Date
Time
-
Location
TBD
Modern engineering teams face increasing complexity in managing errors across distributed systems, particularly in monorepo environments with multiple microservices. This session introduces two complementary approaches that significantly reduce operational overhead and improve incident response times.
First, I'll demonstrate how we implemented an automated code generation pipeline using structured definition files and code generation tools to centralize error management. By defining error codes, detailed alerts, and runbook procedures in a single source file, we generate application-level error code implementations and Terraform-managed Datadog monitoring alerts simultaneously. This approach eliminates the traditional disconnect between code, alerts, and documentation, ensuring consistency across these critical components.

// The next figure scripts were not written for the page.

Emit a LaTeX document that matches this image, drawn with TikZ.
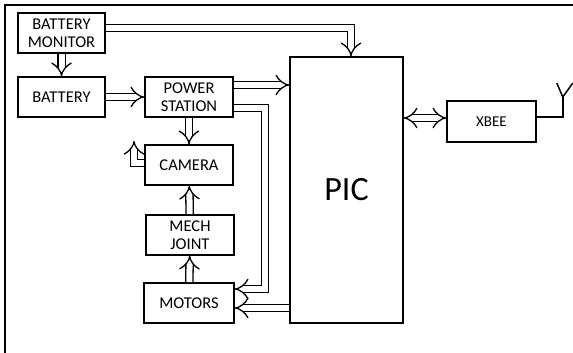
\documentclass[tikz,border=0pt]{standalone}
\usepackage{fontspec}
\setmainfont{Carlito}
\usetikzlibrary{arrows.meta}
\tikzset{
  blk/.style={draw, line width=1.6pt, align=center, minimum width=87pt, minimum height=40pt, inner sep=2pt, font=\fontsize{16.5}{18}\selectfont},
  dbl/.style={double, double distance=6pt, line width=1.3pt, -{Implies}},
}
\begin{document}
\begin{tikzpicture}[x=1pt,y=-1pt]
\useasboundingbox (0,0) rectangle (573,353);
\draw[line width=1.5pt] (5,353) -- (5,5) -- (573,5);

\node[blk] (bmon) at (61.5,33) {BATTERY\\MONITOR};
\node[blk] (batt) at (61.5,97) {BATTERY};
\node[blk, minimum width=88pt] (pstat) at (189,97) {POWER\\STATION};
\node[blk, minimum width=88pt] (cam) at (189,165) {CAMERA};
\node[blk, minimum width=88pt] (mech) at (190,235) {MECH\\JOINT};
\node[blk, minimum width=90pt] (mot) at (189,303) {MOTORS};
\node[blk, minimum width=113pt, minimum height=266pt, font=\fontsize{34}{36}\selectfont] (pic) at (346.5,190) {PIC};
\node[blk, minimum width=89pt, minimum height=41pt, font=\fontsize{15}{16}\selectfont] (xbee) at (491.5,121.5) {XBEE};

\coordinate (camout) at (134,141);

\draw[dbl] ([yshift=5pt]bmon.east) -| ([xshift=4.5pt]pic.north);
\draw[dbl] (bmon) -- (batt);
\draw[dbl] (batt) -- (pstat);
\draw[dbl] ([yshift=12pt]pstat.east) -- ([yshift=12pt]pstat.east -| pic.west);
\draw[dbl] (pstat) -- (cam);
\draw[dbl] ([yshift=2pt]cam.west) -| (camout);
\draw[dbl] (mech) -- (cam);
\draw[dbl] (mot) -- (mech);
\draw[dbl] ([yshift=-11pt]pstat.east) -- ++(31,0) |- ([yshift=14pt]mot.east);
\draw[dbl] ([yshift=-5pt]mot.east -| pic.west) -- ([yshift=-5pt]mot.east);
\draw[dbl, {Implies}-{Implies}] ([yshift=3.5pt]xbee.west -| pic.east) -- ([yshift=3.5pt]xbee.west);

% antenna
\draw[line width=1.5pt] ([yshift=4.5pt]xbee.east) -- ++(26,0) coordinate (ant) -- ++(0,-20) coordinate (antv);
\draw[line width=1.5pt] ([xshift=-6pt,yshift=14pt]antv) -- (antv) -- ([xshift=10pt,yshift=14pt]antv);
\end{tikzpicture}
\end{document}
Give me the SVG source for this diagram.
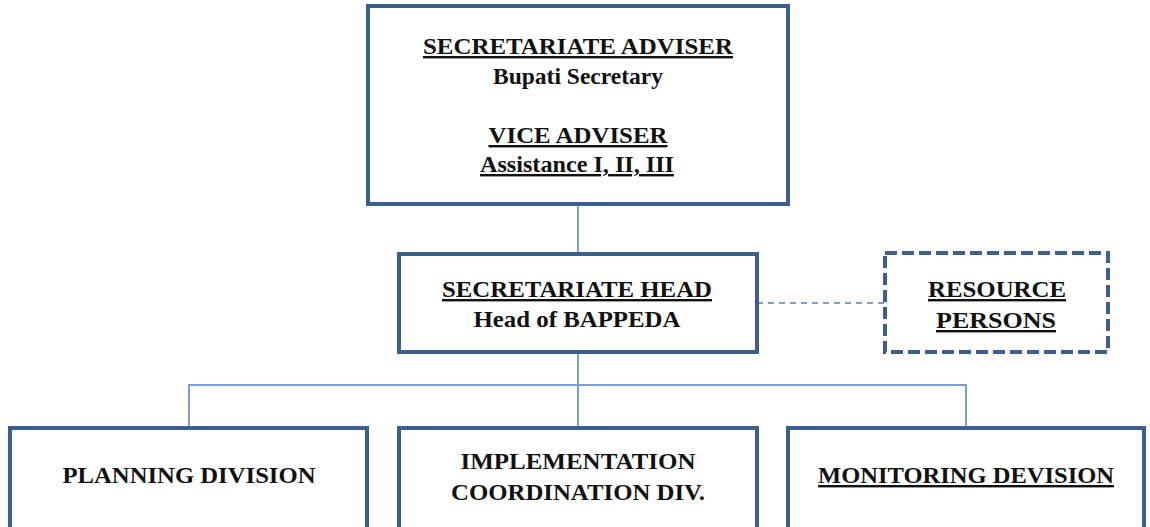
<svg xmlns="http://www.w3.org/2000/svg" width="1150" height="527" viewBox="0 0 1150 527">
  <style>
    .box { fill: #ffffff; stroke: #3d5f90; stroke-width: 4; }
    .dashed { stroke-dasharray: 12 5; }
    .link { fill: none; stroke: #7c9fd3; stroke-width: 2; }
    .link-dash { fill: none; stroke: #7c9fd3; stroke-width: 2; stroke-dasharray: 6 5; }
    text { font-family: "Liberation Serif", "Times New Roman", serif; font-weight: bold; font-size: 24px; fill: #111111; text-anchor: middle; }
    .u { text-decoration: underline; }
  </style>

  <!-- connectors -->
  <g id="connectors">
    <line class="link" x1="578" y1="204" x2="578" y2="254"/>
    <line class="link" x1="578" y1="352" x2="578" y2="427"/>
    <polyline class="link" points="189,427 189,385 966,385 966,427"/>
    <line class="link-dash" x1="757" y1="303" x2="885" y2="303"/>
  </g>

  <!-- adviser -->
  <g id="adviser">
    <rect class="box" x="368" y="6" width="420" height="198"/>
    <text class="u" x="578" y="54" textLength="310" lengthAdjust="spacingAndGlyphs">SECRETARIATE ADVISER</text>
    <text x="578" y="84" textLength="170" lengthAdjust="spacingAndGlyphs">Bupati Secretary</text>
    <text class="u" x="578" y="143" textLength="179" lengthAdjust="spacingAndGlyphs">VICE ADVISER</text>
    <text class="u" x="577" y="172" textLength="194" lengthAdjust="spacingAndGlyphs">Assistance I, II, III</text>
  </g>

  <!-- secretariate head -->
  <g id="head">
    <rect class="box" x="399" y="254" width="358" height="98"/>
    <text class="u" x="577" y="297" textLength="270" lengthAdjust="spacingAndGlyphs">SECRETARIATE HEAD</text>
    <text x="577" y="327" textLength="207" lengthAdjust="spacingAndGlyphs">Head of BAPPEDA</text>
  </g>

  <!-- resource persons -->
  <g id="resource">
    <rect class="box dashed" x="885" y="253" width="223" height="99"/>
    <text class="u" x="997" y="297" textLength="138" lengthAdjust="spacingAndGlyphs">RESOURCE</text>
    <text class="u" x="996" y="328" textLength="120" lengthAdjust="spacingAndGlyphs">PERSONS</text>
  </g>

  <!-- planning -->
  <g id="planning">
    <rect class="box" x="10" y="428" width="357" height="104"/>
    <text x="189" y="483" textLength="253" lengthAdjust="spacingAndGlyphs">PLANNING DIVISION</text>
  </g>

  <!-- implementation -->
  <g id="implementation">
    <rect class="box" x="399" y="428" width="358" height="104"/>
    <text x="578" y="469" textLength="235" lengthAdjust="spacingAndGlyphs">IMPLEMENTATION</text>
    <text x="578" y="500" textLength="254" lengthAdjust="spacingAndGlyphs">COORDINATION DIV.</text>
  </g>

  <!-- monitoring -->
  <g id="monitoring">
    <rect class="box" x="788" y="428" width="356" height="104"/>
    <text class="u" x="966" y="483" textLength="296" lengthAdjust="spacingAndGlyphs">MONITORING DEVISION</text>
  </g>
</svg>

Second, I'll share how we leverage Datadog's Reference Tables to intelligently route alerts in our monorepo environment. With dozens of microservices maintained by different teams, we needed a solution that would maintain central error visibility while ensuring proper ownership and accountability. Our approach uses Reference Tables to map service names to Slack user groups, enabling automatic routing of alerts to the right teams without creating siloed monitoring channels.
Throughout the presentation, I'll provide practical examples of how these techniques have reduced our mean time to resolution, decreased alert fatigue, and improved developer experience. Attendees will learn how to implement these patterns in their own environments, with specific code examples and configuration strategies that work at scale.